From this point of view the day didn’t disappoint. For a start the songs were witty. I especially liked the re-worked punk ones; “I am an FC fan, I am Mancunian, I know what I want and I know how to get it, I wanna destroy Glazer and Sky…” A classic by any definition. Now the crowd may not have appeared very romantic, in your classic sense (on one occasion a few people indulged in the chant “Murderersssssss, murdererssssssss” when the subject of Liverpool came to their mind) but that didn’t mean you didn’t feel a warm glow being part of this crowd.

I felt as though I was part of a proper football crowd. You just had to hear snippets of peoples’ conversations to realise that these people were proper fans; been there, seen it, got the tall tales to tell about it all. Due to the fact that these people were here and not just waiting for tomorrows big game shows why there is a problem with the Premier League; it alienates people.

If you read around on the subject of the foundation of FC United you will know that lots of people were unable to stomach the direction in which the capitalist behemoth of Manchester United was taking. You will also realise that FC United is not just a protest against the ownership of Manchester United, it was also about a sense of frustration at modern football, at what’s missing from the modern “match-going experience”.

You do gain a sense that the FC United fans feel an alienation from their past, how part of their life had been diluted. To put it simply, as one fan did in one of the extras on the Looking for Eric DVD; “Basically following United wasn’t fun any more.” That world has become less about feeling and more about experiencing, and it has squeezed anything out that couldn’t be packaged and sold as wholesome family entertainment. It’s now a world where standing up is forbidden, taking photos is a crime and even singing can frowned upon.

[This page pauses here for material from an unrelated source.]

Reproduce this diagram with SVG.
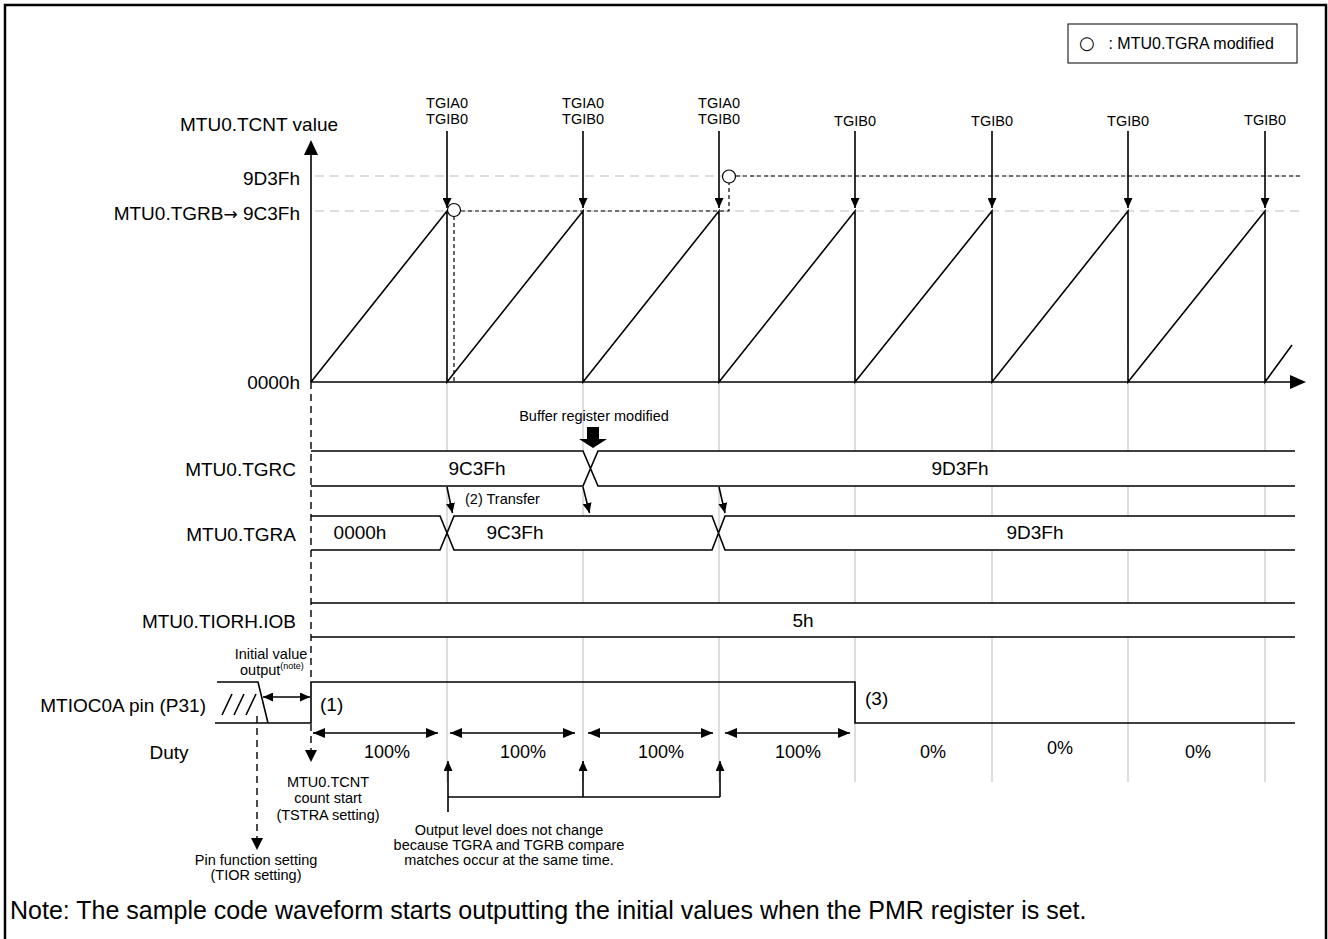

On the other hand all of these FC United fans are actually united, united by the idea that there is more to football than spending all your disposable income on it. They are united by the idea that their Saturdays had been turned into drab experiences by desiccated counting machines in marketing offices. Due to the fact that there appeared to be many  long-standing fans of Manchester United here today there seems to be a good deal of mileage in the theory of “alienation felt by traditional football fans”. If this match is typical then every FC United match is a ludic festival. They seem to have created what was missing by themselves and you have to applaud that.

Anyway, the match. You’ve probably already guessed that this was of secondary importance for me today. It would have been nice to see FC United win but the fact they didn’t wasn’t too annoying. FC had a lot of the ball but they didn’t really create many clearcut chances. In the first half Vics didn’t really look like scoring either. In the second half Vics had a bit more about them but still didn’t look much like scoring until they earned a dubious looking penalty. The number 11 seemed to vault over the challenge in a more theatrical manner than a lot of people with nefarious reputations for such behaviour. He held his painful shin for ages before the penalty but was sufficiently recovered to play a full part in the celebration of the goal. Vics looked dangerous on the break after this and FC looked about the same. Vics scored their second via an own goal. The deflation of the crowd around me was almost audible. Vics scored their third in injury time to give the match a very unfair image. Northwich didn’t look that much better than FC United even though FC United are in the division below.

On the way home I had to wait in Chester station for the connecting train. Whilst there I couldn’t help hearing joyful  lilt of the Dublin brogue wafting around the ether. I turned around to see plenty of Irish tourists, wearing red clothes and accessories, waiting on the platform for Liverpool-bound trains. It wouldn’t have taken Sherlock Holmes to deduce that they had tickets for tomorrow’s game. There won’t be a more succinct example why clubs like FC United come into existence.